(SHORT PROBLEM): Produce nothing but an exact copy of the lines from the one containing "Emit a Python" through the one containing "from matplotlib.ticker import FuncFormatter", and do not carry over pictures.
+++ DATA RECORDS +++
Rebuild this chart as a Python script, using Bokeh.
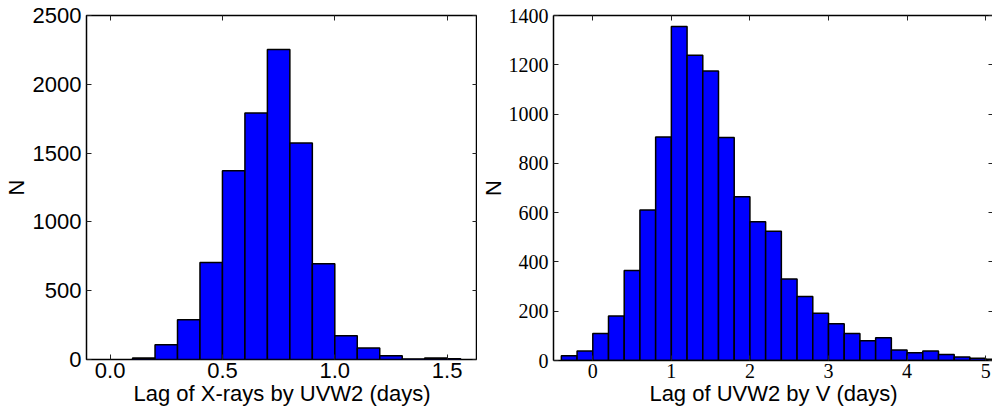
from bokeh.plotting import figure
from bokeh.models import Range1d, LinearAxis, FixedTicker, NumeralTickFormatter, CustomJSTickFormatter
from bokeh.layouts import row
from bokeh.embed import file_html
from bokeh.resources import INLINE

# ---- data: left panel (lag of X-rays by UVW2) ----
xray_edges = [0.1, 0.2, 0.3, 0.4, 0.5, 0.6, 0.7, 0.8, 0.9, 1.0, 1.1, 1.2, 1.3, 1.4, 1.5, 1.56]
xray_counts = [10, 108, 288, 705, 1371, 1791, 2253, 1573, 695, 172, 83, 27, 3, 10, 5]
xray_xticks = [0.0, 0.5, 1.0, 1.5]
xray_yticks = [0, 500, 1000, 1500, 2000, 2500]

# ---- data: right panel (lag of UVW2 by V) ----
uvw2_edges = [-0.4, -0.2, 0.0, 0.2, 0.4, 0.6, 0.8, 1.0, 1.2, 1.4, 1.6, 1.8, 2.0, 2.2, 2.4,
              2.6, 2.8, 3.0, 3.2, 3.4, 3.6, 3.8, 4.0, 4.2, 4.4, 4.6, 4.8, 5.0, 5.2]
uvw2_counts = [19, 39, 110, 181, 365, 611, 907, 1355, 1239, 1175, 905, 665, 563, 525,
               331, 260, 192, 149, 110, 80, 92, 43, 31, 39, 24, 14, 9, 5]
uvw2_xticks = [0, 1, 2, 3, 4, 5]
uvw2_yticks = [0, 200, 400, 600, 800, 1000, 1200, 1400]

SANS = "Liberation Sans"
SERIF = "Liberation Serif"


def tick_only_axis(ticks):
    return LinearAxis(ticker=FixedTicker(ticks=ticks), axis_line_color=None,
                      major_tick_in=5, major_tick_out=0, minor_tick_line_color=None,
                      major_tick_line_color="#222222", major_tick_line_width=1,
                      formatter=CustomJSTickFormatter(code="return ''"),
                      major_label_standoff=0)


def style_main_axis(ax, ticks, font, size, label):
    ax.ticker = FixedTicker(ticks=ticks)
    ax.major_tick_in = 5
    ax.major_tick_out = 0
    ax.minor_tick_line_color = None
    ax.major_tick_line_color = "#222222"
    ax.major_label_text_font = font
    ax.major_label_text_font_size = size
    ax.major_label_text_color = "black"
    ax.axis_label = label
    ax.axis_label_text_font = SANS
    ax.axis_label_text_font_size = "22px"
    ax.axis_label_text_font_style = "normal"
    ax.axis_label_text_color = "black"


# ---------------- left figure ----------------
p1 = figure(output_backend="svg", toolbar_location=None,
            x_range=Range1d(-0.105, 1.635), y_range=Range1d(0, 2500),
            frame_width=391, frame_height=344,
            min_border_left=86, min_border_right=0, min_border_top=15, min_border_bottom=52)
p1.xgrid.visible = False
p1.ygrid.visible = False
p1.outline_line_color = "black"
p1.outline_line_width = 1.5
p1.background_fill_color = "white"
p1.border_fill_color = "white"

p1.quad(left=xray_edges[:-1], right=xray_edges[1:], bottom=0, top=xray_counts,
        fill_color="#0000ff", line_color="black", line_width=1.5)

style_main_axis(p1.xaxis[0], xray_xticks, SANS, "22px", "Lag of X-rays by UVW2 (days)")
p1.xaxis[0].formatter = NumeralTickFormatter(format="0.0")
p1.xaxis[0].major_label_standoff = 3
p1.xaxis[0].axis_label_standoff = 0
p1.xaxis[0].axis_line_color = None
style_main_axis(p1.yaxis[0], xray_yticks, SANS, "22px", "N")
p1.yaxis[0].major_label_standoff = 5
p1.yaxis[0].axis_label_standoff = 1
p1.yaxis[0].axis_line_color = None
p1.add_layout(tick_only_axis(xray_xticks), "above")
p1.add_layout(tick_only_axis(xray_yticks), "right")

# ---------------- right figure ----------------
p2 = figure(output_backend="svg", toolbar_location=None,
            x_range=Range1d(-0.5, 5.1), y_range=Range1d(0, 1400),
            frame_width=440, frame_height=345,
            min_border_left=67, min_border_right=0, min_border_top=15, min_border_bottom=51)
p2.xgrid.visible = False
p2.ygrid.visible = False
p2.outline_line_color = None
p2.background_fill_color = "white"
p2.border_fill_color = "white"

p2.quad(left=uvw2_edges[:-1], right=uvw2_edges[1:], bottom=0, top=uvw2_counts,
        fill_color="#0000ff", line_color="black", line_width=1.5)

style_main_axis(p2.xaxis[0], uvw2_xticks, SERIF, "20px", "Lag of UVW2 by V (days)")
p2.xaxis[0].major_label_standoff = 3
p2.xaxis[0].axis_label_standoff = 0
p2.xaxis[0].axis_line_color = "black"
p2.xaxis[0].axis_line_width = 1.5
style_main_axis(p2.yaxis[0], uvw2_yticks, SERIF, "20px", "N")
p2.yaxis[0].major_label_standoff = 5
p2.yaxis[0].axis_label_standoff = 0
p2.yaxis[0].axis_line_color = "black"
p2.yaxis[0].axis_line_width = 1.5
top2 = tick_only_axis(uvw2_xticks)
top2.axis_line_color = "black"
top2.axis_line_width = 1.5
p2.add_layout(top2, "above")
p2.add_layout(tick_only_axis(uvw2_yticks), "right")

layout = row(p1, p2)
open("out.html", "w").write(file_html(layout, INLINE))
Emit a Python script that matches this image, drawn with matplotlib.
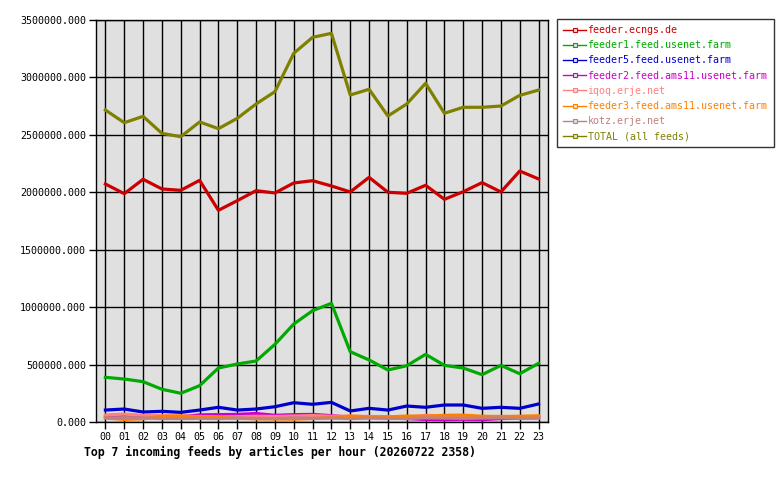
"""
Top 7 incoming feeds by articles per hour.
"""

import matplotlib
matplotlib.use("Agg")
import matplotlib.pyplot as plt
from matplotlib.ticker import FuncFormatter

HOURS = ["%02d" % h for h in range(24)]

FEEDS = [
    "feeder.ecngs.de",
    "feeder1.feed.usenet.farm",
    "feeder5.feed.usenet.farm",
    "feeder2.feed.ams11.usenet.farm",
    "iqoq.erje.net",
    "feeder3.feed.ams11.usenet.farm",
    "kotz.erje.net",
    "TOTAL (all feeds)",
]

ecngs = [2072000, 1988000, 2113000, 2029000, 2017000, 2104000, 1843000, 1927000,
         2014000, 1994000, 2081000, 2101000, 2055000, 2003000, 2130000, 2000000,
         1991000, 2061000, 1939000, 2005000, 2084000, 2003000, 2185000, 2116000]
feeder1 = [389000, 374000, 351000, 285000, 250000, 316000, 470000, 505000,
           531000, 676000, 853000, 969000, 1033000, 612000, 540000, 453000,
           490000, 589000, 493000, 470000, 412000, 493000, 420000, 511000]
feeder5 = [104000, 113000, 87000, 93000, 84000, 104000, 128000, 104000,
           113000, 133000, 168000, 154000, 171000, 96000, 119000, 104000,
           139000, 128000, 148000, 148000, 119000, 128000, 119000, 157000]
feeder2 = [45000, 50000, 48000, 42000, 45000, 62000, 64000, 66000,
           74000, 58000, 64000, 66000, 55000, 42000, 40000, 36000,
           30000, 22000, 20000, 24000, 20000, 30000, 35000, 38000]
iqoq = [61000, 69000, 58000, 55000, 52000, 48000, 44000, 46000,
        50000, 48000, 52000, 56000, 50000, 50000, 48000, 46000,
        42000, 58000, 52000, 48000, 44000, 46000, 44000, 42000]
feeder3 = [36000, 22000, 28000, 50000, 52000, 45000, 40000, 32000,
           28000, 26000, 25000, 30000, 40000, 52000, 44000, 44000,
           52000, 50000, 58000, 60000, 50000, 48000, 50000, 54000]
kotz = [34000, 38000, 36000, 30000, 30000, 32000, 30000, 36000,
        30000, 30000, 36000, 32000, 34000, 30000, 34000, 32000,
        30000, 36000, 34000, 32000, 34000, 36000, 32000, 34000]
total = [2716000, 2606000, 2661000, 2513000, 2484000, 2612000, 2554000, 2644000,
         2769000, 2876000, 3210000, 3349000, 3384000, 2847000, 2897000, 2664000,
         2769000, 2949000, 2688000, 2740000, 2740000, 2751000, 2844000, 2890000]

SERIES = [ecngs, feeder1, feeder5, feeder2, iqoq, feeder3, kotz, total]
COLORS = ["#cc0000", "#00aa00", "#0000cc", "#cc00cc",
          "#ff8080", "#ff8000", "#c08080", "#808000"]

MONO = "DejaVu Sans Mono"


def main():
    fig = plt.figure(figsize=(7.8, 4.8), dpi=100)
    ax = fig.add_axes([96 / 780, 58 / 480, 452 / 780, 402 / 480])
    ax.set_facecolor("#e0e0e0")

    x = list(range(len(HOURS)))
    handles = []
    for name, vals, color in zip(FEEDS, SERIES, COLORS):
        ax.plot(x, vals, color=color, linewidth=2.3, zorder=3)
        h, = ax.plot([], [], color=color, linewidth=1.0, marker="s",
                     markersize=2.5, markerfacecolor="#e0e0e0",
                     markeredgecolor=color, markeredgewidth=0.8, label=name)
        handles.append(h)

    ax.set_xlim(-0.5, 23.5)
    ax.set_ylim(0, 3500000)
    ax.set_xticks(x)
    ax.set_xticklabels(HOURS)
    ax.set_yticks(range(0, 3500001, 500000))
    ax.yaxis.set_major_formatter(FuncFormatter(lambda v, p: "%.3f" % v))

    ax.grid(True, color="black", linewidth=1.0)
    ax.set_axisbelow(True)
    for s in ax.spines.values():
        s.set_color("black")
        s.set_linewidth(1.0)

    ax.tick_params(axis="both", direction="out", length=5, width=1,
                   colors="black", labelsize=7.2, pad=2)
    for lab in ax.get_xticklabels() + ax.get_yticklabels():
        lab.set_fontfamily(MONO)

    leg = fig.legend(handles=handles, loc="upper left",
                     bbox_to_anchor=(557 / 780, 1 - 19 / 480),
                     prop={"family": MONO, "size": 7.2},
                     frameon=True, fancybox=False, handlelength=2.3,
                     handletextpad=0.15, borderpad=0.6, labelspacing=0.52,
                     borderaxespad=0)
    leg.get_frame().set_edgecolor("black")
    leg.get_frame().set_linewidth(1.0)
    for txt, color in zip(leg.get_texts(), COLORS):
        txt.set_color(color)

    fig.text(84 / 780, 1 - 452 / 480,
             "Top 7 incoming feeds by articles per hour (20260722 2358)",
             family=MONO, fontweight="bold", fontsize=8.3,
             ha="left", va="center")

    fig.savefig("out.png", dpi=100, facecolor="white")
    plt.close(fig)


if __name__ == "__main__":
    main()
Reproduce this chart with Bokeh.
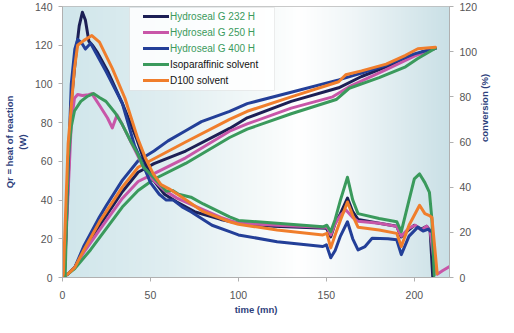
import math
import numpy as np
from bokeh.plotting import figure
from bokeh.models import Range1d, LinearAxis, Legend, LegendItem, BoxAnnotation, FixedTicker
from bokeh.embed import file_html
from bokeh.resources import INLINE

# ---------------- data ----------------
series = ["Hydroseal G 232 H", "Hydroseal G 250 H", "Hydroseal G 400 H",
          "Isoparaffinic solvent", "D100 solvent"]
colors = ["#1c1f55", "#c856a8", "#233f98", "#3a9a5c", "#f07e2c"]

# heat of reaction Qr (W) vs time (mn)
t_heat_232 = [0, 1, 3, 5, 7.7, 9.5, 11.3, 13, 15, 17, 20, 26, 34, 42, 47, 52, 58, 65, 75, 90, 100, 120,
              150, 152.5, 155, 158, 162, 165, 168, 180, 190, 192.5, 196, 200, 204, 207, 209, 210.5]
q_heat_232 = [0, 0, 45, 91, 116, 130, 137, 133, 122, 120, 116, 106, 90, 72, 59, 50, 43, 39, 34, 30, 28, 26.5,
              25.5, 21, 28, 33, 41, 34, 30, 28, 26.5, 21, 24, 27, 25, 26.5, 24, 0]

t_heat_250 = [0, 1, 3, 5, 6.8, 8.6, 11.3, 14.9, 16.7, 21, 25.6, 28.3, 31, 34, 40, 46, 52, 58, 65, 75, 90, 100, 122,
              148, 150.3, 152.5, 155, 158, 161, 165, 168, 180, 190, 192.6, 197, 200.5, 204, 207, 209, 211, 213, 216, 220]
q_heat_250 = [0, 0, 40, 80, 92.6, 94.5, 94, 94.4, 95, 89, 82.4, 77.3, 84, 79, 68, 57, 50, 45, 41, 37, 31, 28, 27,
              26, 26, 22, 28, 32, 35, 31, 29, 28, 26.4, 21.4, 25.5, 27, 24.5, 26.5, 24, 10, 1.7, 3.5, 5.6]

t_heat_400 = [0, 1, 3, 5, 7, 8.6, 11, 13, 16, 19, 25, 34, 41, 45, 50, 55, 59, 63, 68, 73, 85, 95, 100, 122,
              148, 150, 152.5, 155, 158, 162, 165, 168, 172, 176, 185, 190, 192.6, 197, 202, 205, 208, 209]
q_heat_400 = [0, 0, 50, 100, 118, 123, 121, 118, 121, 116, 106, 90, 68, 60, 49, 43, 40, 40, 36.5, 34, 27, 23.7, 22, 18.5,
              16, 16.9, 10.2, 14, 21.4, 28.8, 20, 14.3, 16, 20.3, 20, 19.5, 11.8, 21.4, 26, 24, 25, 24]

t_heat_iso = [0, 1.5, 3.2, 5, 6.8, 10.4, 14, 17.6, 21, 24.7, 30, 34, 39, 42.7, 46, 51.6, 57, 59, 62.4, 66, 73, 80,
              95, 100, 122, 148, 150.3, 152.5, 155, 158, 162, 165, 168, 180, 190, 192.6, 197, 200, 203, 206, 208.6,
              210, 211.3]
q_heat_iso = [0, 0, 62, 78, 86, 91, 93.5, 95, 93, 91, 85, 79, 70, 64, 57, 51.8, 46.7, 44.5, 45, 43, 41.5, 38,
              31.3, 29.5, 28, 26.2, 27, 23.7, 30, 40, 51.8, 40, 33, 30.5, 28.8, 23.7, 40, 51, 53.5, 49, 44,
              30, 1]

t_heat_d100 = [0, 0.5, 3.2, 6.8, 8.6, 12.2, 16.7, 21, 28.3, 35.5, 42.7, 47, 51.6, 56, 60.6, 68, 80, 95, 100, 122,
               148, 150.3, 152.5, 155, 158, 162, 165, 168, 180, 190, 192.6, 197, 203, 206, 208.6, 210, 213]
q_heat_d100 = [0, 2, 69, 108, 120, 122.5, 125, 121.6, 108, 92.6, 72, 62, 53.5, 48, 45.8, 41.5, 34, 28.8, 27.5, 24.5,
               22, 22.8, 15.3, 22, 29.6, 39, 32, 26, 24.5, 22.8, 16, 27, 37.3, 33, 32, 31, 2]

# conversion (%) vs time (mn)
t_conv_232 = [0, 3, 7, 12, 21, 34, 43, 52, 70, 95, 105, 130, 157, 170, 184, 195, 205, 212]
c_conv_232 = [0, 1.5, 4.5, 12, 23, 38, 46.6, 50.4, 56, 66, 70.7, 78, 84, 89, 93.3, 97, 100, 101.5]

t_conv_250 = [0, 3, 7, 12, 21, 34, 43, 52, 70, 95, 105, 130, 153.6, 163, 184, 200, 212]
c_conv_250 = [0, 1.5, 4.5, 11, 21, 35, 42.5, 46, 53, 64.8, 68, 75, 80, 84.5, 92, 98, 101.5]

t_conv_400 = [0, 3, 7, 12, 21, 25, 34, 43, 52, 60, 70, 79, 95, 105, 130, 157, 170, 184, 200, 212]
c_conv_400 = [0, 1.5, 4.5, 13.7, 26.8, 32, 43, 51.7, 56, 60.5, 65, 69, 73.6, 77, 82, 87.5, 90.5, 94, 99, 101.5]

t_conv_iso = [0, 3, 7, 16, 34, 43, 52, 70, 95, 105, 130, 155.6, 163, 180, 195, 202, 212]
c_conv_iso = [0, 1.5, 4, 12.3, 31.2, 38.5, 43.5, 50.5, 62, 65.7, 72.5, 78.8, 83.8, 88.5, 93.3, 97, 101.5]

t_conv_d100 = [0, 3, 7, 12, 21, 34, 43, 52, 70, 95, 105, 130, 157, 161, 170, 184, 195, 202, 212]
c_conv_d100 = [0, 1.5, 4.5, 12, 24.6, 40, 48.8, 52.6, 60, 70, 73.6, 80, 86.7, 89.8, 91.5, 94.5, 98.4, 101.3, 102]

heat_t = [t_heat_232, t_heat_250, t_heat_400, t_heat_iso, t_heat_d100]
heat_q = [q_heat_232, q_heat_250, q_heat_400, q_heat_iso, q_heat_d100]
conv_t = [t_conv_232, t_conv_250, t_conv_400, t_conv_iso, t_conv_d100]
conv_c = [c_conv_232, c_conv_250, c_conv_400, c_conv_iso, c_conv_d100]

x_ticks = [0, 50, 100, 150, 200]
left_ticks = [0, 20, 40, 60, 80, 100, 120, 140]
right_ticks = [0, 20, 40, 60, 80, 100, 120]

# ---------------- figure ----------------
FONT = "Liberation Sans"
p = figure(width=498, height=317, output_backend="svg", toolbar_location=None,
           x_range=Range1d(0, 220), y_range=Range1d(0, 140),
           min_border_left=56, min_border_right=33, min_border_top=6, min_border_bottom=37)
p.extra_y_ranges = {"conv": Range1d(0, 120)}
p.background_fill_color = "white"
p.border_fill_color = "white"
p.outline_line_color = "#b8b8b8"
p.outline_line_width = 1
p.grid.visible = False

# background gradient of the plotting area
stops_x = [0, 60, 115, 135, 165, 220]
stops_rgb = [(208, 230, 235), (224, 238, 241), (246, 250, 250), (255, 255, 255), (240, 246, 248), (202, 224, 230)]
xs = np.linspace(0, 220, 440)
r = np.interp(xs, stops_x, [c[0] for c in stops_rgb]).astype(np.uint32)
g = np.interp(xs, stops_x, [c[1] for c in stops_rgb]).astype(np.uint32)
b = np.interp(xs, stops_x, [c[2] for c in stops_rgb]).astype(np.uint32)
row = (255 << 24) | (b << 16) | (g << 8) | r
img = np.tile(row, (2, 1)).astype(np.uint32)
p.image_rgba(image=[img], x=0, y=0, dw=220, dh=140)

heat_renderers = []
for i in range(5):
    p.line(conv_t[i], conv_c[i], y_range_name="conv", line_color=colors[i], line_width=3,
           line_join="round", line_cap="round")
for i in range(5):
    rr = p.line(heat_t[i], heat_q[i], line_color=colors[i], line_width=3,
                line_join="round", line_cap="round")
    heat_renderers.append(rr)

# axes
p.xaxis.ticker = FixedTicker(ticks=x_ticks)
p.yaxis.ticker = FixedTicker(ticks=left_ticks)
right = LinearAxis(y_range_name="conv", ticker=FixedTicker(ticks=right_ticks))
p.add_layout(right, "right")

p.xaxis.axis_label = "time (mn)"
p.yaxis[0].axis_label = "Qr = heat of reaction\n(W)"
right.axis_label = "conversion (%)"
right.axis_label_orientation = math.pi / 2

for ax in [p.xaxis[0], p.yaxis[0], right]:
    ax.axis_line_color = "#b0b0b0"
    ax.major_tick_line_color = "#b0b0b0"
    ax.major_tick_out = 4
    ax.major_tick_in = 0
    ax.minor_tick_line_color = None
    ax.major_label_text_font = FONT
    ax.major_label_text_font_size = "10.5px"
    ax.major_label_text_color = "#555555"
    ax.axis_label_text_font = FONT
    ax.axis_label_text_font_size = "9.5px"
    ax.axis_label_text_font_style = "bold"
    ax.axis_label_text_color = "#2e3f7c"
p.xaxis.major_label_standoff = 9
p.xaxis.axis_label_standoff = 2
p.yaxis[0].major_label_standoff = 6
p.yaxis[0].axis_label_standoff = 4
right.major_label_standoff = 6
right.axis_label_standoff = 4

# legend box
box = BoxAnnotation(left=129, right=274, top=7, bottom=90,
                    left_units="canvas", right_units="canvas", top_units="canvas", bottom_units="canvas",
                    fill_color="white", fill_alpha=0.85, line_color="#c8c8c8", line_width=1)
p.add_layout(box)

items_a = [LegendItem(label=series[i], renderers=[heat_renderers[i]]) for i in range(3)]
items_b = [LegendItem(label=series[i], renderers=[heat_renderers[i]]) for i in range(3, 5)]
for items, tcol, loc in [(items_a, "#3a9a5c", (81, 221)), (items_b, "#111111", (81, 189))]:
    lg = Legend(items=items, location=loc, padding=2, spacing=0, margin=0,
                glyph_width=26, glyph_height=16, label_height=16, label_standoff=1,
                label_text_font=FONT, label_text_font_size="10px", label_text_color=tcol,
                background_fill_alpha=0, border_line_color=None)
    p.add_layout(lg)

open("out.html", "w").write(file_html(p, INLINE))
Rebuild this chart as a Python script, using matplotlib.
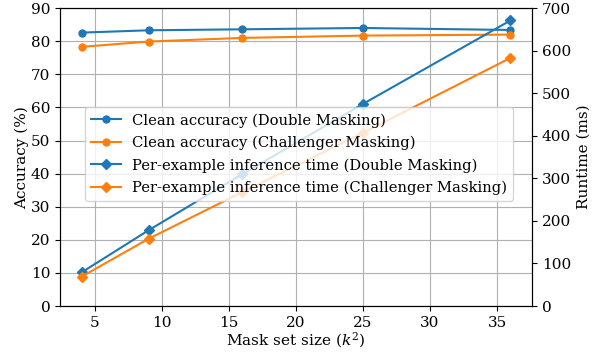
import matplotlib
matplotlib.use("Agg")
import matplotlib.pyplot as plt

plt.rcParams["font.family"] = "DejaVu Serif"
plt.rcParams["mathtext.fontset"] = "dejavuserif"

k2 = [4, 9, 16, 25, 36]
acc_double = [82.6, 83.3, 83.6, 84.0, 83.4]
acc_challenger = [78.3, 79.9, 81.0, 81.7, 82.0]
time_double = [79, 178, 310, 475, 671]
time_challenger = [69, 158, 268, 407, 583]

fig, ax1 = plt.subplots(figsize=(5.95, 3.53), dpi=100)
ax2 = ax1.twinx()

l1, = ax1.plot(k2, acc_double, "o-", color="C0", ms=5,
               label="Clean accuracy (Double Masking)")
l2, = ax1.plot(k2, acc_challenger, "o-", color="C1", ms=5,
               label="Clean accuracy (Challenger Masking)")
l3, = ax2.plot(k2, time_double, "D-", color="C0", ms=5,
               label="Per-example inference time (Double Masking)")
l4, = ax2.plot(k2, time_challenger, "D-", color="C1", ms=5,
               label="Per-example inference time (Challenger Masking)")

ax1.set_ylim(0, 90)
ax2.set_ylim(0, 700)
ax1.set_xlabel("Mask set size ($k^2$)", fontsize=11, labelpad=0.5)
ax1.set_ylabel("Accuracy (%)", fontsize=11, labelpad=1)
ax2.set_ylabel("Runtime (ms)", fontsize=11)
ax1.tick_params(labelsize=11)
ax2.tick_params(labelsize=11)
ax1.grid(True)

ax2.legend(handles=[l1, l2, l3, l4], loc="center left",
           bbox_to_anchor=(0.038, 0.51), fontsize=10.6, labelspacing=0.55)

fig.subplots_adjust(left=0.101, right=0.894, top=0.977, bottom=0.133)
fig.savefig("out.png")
+++
(OUTPUT OF THE TASK):
Emit a Python script that matches this image, drawn with matplotlib.
"""
Top 7 incoming feeds by articles per hour.
"""

import matplotlib
matplotlib.use("Agg")
import matplotlib.pyplot as plt
from matplotlib.ticker import FuncFormatter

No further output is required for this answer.